- **Stated problem**:
Each line that holds the word "matplotlib" counts once. Give the total number of such lines and nothing else.
———
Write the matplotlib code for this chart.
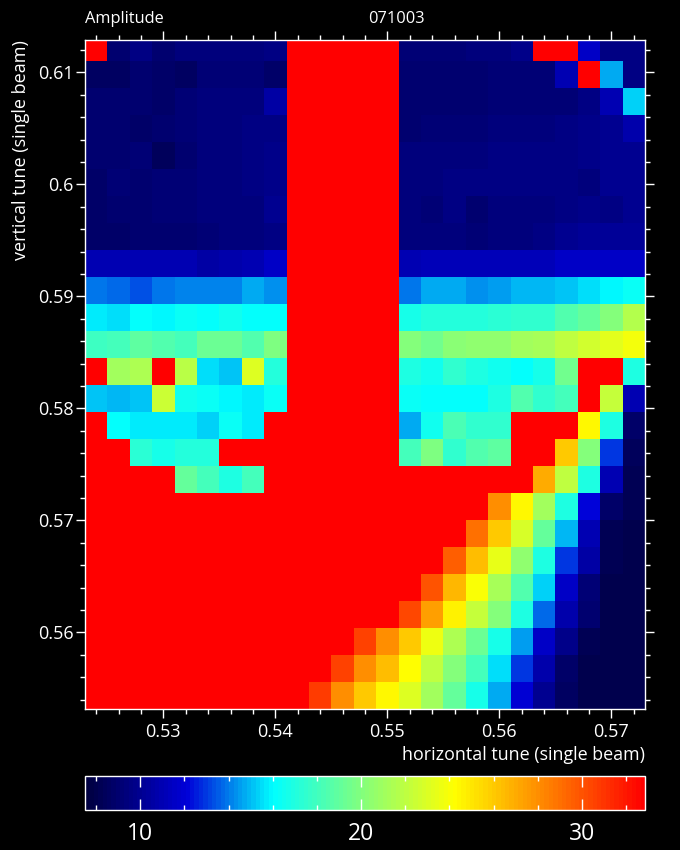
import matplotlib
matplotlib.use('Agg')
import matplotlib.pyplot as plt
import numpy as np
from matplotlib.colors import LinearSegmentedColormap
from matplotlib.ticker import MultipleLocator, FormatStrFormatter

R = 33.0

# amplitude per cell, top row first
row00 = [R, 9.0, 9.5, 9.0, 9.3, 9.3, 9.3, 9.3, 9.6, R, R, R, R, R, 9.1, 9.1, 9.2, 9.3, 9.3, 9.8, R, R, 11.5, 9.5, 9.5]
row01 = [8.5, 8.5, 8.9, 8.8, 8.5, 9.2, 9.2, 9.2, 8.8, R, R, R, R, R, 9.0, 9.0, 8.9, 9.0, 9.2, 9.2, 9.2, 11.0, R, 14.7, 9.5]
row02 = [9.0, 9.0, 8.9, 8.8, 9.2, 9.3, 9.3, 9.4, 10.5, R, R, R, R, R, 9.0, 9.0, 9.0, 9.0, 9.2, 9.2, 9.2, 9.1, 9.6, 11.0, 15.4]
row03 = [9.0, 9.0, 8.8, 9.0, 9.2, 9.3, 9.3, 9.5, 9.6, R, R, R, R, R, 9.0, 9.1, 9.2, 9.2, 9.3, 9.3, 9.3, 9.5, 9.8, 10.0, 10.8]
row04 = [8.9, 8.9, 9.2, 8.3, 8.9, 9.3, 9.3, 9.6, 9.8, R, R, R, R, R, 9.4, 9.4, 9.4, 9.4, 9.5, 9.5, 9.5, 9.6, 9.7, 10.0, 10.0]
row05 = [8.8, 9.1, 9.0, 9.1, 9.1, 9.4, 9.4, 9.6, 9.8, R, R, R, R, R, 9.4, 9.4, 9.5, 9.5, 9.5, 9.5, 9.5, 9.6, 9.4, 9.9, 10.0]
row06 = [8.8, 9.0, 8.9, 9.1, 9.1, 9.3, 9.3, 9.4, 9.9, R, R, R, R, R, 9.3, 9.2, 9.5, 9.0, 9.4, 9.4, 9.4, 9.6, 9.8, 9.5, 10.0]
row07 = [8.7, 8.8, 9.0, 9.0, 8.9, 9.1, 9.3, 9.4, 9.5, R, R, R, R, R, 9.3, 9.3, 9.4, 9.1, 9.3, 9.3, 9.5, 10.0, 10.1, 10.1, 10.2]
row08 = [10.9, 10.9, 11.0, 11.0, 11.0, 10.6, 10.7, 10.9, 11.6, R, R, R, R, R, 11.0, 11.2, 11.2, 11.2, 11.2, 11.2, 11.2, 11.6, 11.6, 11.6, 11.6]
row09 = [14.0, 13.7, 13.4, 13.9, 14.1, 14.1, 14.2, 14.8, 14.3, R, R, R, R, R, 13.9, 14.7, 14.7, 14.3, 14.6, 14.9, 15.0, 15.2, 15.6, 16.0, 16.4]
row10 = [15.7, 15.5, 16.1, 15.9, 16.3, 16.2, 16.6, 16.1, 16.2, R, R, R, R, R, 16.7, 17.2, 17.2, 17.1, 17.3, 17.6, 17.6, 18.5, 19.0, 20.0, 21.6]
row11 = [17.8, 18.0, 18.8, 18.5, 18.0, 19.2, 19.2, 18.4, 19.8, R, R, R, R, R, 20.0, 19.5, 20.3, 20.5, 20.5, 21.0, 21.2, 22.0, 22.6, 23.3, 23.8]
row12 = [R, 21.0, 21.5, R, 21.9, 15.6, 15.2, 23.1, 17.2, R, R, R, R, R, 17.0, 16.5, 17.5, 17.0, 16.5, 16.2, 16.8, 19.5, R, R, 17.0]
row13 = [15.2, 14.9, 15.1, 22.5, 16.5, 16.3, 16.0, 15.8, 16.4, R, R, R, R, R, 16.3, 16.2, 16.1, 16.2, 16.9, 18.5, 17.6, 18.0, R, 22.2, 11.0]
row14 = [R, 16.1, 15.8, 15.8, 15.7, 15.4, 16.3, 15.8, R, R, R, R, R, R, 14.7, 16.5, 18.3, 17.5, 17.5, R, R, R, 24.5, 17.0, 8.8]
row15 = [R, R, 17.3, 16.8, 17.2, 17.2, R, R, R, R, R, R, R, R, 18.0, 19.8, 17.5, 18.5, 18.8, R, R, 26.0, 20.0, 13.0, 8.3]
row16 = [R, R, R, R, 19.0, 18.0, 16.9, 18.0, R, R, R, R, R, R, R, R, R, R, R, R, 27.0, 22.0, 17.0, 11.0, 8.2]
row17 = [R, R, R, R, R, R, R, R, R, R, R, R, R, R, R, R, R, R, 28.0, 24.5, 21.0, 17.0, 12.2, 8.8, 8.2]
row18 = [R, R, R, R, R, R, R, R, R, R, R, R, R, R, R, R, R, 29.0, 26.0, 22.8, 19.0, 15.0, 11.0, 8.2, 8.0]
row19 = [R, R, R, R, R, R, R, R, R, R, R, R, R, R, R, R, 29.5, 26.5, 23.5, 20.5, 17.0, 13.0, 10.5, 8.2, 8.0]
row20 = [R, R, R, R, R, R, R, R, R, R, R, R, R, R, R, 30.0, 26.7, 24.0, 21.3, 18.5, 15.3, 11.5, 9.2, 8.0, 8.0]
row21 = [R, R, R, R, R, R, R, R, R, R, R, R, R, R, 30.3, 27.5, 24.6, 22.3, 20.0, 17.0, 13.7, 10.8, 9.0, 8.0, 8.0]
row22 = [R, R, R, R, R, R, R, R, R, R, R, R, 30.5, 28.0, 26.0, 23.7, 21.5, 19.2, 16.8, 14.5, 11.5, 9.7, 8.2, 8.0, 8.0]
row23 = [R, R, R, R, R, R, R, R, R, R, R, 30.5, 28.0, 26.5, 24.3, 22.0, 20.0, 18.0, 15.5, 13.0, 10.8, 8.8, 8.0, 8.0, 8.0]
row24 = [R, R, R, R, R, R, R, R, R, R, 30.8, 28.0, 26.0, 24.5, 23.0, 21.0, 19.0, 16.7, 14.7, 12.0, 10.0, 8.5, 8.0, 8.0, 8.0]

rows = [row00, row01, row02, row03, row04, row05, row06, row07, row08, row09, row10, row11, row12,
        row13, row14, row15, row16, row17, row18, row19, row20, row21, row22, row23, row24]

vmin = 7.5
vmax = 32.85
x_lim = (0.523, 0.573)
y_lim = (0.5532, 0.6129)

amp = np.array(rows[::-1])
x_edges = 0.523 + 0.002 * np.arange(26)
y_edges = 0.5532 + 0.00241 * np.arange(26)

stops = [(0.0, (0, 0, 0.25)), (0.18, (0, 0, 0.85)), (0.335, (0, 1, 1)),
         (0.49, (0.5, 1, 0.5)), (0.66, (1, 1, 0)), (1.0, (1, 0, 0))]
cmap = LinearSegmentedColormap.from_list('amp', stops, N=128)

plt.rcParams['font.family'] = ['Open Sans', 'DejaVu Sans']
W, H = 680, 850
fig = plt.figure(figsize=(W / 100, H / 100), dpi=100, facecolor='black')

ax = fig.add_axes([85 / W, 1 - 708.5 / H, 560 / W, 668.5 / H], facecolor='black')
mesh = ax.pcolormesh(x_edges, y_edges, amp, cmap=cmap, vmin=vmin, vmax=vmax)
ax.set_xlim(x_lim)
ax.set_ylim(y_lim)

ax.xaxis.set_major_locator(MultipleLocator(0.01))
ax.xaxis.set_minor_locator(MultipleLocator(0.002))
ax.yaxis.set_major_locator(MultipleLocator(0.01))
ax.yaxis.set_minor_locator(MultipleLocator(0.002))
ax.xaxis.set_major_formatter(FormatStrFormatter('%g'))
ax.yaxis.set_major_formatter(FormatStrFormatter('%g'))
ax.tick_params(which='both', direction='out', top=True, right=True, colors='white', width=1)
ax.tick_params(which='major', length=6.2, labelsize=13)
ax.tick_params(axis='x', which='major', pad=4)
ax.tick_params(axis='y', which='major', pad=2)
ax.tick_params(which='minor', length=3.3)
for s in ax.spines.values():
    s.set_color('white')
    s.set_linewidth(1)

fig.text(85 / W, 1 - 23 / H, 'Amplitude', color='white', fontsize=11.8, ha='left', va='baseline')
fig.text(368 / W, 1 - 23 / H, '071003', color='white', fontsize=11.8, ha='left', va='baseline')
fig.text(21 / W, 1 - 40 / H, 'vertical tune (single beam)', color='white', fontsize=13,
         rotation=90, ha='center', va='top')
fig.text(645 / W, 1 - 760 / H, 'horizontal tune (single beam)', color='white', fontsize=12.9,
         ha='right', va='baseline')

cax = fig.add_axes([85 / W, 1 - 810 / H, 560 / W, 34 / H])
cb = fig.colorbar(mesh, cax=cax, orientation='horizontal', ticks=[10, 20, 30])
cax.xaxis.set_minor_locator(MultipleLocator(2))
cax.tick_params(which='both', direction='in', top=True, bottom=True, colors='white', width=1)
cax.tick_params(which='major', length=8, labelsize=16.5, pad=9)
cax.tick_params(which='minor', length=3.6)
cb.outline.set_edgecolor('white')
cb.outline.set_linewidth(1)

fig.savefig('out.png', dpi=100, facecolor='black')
———
- **Solution for this problem**:
6